Le persone sono una priorità per Confcooperative Romagna, tanto che da diversi mesi l’Unione territoriale sta lavorando per promuovere all’interno delle cooperative associate progetti di welfare aziendale destinati alla crescita del benessere personale di soci e lavoratori.

“Abbiamo invitato le associate a riflettere su questo perché riteniamo che ancora non tutti siano a conoscenza delle potenzialità di questo strumento per la crescita e il benessere delle persone ma anche dell’impresa” racconta il direttore generale di Confcooperative Romagna, Andrea Pazzi.

Il progetto si chiama “Re-Welfare. Welfare aziendale per ripartire” ed è promosso in collaborazione con la cooperativa Vivere e con Social Welfare, il brand che unisce il Consorzio di Solidarietà Sociale di Forlì-Cesena e il Consorzio Solco Ravenna.
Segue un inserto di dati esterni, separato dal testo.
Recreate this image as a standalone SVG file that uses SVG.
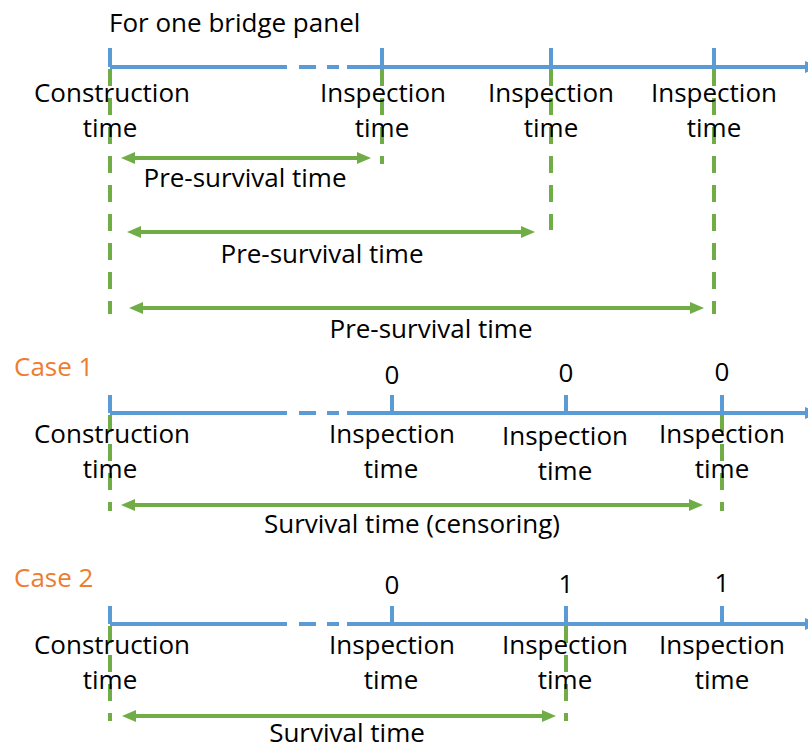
<svg xmlns="http://www.w3.org/2000/svg" width="808" height="749" viewBox="0 0 808 749">
<style>
text{font-family:"Open Sans","Noto Sans","DejaVu Sans",sans-serif;font-size:26px;fill:#000}
.c{text-anchor:middle}
.case{fill:#ED7D31}
.axis{stroke:#5B9BD5;stroke-width:4;fill:none}
.tick{stroke:#5B9BD5;stroke-width:4}
.guide{stroke:#70AD47;stroke-width:4;stroke-dasharray:17 12;fill:none}
.span{stroke:#70AD47;stroke-width:4;fill:none;marker-start:url(#ga);marker-end:url(#ga)}
</style>
<defs>
<marker id="ga" markerUnits="userSpaceOnUse" markerWidth="14" markerHeight="12" refX="1" refY="6" orient="auto-start-reverse"><path d="M0,0 L14,6 L0,12 Z" fill="#70AD47"/></marker>
<marker id="ba" markerUnits="userSpaceOnUse" markerWidth="14" markerHeight="12" refX="1" refY="6" orient="auto"><path d="M0,0 L14,6 L0,12 Z" fill="#5B9BD5"/></marker>
</defs>
<rect width="808" height="749" fill="#fff"/>

<g id="title"><text x="109" y="32">For one bridge panel</text></g>

<g id="connectors">
<path class="axis" d="M110,67 H287 M299,67 H316 M327,67 H339 M347,67 H806" marker-end="url(#ba)"/>
<path class="axis" d="M110,413 H287 M299,413 H316 M327,413 H339 M347,413 H806" marker-end="url(#ba)"/>
<path class="axis" d="M110,624 H287 M299,624 H316 M327,624 H339 M347,624 H806" marker-end="url(#ba)"/>
<path class="tick" d="M110,48 V67 M382,48 V67 M551,48 V67 M714,48 V67"/>
<path class="tick" d="M110,395 V413 M392,395 V413 M566,395 V413 M722,395 V413"/>
<path class="tick" d="M110,606 V624 M392,606 V624 M566,606 V624 M722,606 V624"/>
<path class="guide" d="M110,69 V314 M382,69 V164 M551,69 V230 M714,69 V314"/>
<path class="guide" d="M110,415 V511 M722,415 V511"/>
<path class="guide" d="M110,626 V721 M566,626 V721"/>
<path class="span" d="M134,158 H358"/>
<path class="span" d="M140,232 H522"/>
<path class="span" d="M142,308 H691"/>
<path class="span" d="M134,505 H690"/>
<path class="span" d="M135,716 H543"/>
</g>

<g id="top-construction"><text class="c" x="112" y="102">Construction</text><text class="c" x="110" y="137">time</text></g>
<g id="top-inspection-1"><text class="c" x="383" y="102">Inspection</text><text class="c" x="382" y="137">time</text></g>
<g id="top-inspection-2"><text class="c" x="551" y="102">Inspection</text><text class="c" x="551" y="137">time</text></g>
<g id="top-inspection-3"><text class="c" x="714" y="102">Inspection</text><text class="c" x="714" y="137">time</text></g>
<g id="pre-survival-1"><text class="c" x="245" y="187">Pre-survival time</text></g>
<g id="pre-survival-2"><text class="c" x="322" y="263">Pre-survival time</text></g>
<g id="pre-survival-3"><text class="c" x="431" y="338">Pre-survival time</text></g>

<g id="case1-label"><text class="case" x="14" y="376">Case 1</text></g>
<g id="case1-values"><text class="c" x="392" y="384">0</text><text class="c" x="566" y="382">0</text><text class="c" x="722" y="381">0</text></g>
<g id="case1-construction"><text class="c" x="112" y="443">Construction</text><text class="c" x="110" y="478">time</text></g>
<g id="case1-inspection-1"><text class="c" x="392" y="443">Inspection</text><text class="c" x="391" y="478">time</text></g>
<g id="case1-inspection-2"><text class="c" x="565" y="445">Inspection</text><text class="c" x="565" y="480">time</text></g>
<g id="case1-inspection-3"><text class="c" x="722" y="443">Inspection</text><text class="c" x="722" y="478">time</text></g>
<g id="case1-survival"><text class="c" x="412" y="533">Survival time (censoring)</text></g>

<g id="case2-label"><text class="case" x="14" y="587">Case 2</text></g>
<g id="case2-values"><text class="c" x="392" y="594">0</text><text class="c" x="566" y="593">1</text><text class="c" x="722" y="592">1</text></g>
<g id="case2-construction"><text class="c" x="112" y="654">Construction</text><text class="c" x="110" y="689">time</text></g>
<g id="case2-inspection-1"><text class="c" x="392" y="654">Inspection</text><text class="c" x="391" y="689">time</text></g>
<g id="case2-inspection-2"><text class="c" x="565" y="654">Inspection</text><text class="c" x="565" y="689">time</text></g>
<g id="case2-inspection-3"><text class="c" x="722" y="654">Inspection</text><text class="c" x="722" y="689">time</text></g>
<g id="case2-survival"><text class="c" x="347" y="742">Survival time</text></g>
</svg>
“Grazie a questo lavoro oggi abbiamo un quadro più chiaro di chi investe molto in welfare aziendale e di chi, per mancanza di risorse o di progettazione, ancora non ha un’idea chiara sull’argomento.
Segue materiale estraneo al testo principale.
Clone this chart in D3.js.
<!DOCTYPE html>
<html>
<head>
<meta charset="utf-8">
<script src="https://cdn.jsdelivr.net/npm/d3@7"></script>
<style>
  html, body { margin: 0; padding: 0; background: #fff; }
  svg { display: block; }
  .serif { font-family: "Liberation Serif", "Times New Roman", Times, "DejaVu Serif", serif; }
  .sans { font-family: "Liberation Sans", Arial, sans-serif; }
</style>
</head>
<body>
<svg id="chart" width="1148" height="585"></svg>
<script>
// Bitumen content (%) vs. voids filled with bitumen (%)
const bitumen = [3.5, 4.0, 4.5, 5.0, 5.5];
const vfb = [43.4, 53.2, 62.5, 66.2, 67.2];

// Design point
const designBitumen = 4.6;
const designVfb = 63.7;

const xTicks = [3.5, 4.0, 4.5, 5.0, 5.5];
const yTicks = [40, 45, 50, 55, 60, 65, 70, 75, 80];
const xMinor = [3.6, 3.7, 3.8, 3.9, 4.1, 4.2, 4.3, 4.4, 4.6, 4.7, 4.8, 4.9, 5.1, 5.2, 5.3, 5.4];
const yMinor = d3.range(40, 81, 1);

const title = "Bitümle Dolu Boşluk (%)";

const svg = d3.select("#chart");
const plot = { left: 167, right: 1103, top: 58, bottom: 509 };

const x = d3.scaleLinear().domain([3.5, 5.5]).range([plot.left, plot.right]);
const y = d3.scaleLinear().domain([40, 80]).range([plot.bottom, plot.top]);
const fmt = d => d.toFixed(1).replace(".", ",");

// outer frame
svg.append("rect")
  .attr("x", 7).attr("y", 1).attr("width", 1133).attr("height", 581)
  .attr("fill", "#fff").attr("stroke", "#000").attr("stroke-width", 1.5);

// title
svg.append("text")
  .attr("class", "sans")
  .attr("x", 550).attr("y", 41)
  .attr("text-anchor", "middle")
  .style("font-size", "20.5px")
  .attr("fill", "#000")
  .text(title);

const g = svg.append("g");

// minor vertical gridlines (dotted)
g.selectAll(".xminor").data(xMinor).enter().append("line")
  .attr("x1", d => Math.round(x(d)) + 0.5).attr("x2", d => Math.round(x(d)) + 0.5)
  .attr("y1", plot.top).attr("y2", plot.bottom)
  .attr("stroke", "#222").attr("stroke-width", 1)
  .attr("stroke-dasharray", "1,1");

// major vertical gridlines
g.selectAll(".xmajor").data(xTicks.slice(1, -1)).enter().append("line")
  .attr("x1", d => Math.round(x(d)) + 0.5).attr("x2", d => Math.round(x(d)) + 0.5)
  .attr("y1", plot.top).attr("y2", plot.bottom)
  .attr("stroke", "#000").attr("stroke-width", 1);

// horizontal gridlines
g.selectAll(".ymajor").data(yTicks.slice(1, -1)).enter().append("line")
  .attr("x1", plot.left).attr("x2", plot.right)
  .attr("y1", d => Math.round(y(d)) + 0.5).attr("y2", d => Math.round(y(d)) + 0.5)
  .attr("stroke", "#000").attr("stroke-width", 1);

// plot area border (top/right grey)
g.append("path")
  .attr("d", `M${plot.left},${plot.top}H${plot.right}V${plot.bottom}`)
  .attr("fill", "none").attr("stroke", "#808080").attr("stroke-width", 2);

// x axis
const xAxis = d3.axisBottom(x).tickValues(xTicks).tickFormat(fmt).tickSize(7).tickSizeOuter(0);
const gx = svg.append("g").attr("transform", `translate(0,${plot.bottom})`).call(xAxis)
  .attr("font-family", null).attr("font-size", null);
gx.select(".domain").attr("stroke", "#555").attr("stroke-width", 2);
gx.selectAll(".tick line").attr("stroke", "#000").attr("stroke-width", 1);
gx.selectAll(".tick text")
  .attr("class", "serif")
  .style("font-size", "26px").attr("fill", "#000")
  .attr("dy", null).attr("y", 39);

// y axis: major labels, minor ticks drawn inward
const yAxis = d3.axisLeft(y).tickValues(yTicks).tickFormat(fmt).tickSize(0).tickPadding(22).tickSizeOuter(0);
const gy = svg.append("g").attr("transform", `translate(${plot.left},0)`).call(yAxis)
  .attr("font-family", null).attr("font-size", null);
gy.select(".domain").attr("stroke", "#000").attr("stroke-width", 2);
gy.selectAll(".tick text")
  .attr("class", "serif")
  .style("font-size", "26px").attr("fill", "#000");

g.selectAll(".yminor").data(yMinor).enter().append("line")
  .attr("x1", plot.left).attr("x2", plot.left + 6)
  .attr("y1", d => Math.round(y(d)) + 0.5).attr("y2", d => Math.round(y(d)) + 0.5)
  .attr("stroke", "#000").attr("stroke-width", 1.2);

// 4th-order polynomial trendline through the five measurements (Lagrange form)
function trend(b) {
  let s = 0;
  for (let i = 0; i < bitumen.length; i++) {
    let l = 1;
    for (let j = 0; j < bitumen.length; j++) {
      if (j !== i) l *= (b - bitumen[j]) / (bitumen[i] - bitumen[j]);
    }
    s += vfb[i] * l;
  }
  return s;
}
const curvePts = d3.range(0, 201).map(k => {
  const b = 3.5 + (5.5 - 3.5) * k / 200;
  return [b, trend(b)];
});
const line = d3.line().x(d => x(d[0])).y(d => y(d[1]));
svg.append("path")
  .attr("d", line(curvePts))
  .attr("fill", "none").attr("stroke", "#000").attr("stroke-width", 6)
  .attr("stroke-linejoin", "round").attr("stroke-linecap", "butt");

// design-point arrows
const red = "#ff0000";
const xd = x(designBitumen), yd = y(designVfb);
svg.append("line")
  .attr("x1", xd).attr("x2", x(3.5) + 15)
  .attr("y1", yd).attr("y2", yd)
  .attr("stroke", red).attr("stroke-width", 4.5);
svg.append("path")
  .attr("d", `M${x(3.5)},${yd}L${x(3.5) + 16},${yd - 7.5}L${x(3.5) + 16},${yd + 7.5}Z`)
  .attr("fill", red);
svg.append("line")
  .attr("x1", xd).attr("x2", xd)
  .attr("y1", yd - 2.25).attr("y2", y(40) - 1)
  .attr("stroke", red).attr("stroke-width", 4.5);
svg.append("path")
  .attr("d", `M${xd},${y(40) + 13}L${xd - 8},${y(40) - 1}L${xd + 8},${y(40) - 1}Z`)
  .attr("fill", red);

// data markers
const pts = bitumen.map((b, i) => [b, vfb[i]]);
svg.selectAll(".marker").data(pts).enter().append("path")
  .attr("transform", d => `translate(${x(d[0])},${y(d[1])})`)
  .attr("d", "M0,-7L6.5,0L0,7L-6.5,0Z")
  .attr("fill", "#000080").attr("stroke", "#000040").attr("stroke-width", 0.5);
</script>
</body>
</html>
L’obiettivo è far comprendere quanto oggi sia importante applicare delle politiche di benessere per i propri lavoratori e mettere in rete tutte quelle realtà, cooperative e non, che per la natura del proprio business possono essere esse stesse fornitori di servizi”.

Re-welfare poggia su quattro pilastri: mettere a punto e diffondere un modello di welfare integrato che possa essere adottato e replicato da tutte le cooperative interessate e che preveda delle azioni minime; creare una base comune di conoscenza e pratiche, una sorta di banca dati del welfare; informare sulle opportunità offerte dalle normative fiscali e contributive; curare il monitoraggio dei risultati.
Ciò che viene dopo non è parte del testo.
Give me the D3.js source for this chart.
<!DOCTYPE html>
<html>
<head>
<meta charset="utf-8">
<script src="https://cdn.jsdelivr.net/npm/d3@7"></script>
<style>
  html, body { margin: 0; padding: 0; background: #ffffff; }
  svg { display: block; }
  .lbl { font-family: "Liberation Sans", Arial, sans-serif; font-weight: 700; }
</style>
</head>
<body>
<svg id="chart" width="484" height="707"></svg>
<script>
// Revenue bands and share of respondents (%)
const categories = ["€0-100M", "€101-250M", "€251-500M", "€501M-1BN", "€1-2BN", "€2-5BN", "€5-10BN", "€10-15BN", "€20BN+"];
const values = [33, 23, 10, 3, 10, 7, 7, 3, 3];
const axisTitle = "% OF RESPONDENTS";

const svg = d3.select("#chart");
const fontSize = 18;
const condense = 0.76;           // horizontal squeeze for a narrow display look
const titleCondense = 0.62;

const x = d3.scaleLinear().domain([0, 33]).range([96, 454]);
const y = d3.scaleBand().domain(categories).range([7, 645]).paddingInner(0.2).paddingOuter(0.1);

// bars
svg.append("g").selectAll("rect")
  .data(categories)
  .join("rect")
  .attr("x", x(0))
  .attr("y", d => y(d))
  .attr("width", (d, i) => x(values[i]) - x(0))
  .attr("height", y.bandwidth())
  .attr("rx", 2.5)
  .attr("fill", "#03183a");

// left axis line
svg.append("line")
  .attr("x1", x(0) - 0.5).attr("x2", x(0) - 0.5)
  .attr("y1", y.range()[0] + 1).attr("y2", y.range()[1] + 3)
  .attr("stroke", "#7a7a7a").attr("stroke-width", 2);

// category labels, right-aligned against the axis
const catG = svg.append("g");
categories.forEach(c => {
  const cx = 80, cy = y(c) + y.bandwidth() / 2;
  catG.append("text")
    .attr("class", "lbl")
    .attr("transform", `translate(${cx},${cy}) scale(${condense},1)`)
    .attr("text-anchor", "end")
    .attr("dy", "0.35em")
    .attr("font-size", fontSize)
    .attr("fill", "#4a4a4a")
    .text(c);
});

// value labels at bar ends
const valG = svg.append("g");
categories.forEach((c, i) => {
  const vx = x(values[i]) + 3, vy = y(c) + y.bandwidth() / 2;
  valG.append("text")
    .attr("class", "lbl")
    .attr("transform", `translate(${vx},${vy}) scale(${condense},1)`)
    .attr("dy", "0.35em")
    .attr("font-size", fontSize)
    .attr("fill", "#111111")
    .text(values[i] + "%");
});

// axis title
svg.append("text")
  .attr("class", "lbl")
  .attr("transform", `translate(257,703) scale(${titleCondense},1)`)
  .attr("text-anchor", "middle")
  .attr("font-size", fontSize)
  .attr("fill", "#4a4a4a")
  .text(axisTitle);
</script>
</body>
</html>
Da una prima indagine su un campione di cooperative associate è emersa una buona consapevolezza sui benefici del welfare aziendale. “Il dato più interessante – sottolinea Corinna Crippa, della piattaforma Social Welfare – è che pur nella consapevolezza che il welfare aziendale costituisca una leva strategica di sviluppo sono ancora poche le cooperative che hanno ragionato in modo strutturato su questi temi (meno del 10% del campione).

Va aggiunto che nelle realtà con meno di 50 addetti, investire in piani di welfare è più difficile anche se si assiste spesso a interventi di welfare informale a supporto di situazioni di difficoltà dei lavoratori. Il quadro finale che esce dall’indagine mostra ancora grande debolezza rispetto al tema trattato ma una forte attenzione che nei prossimi anni potrebbe tradursi in interventi specifici”.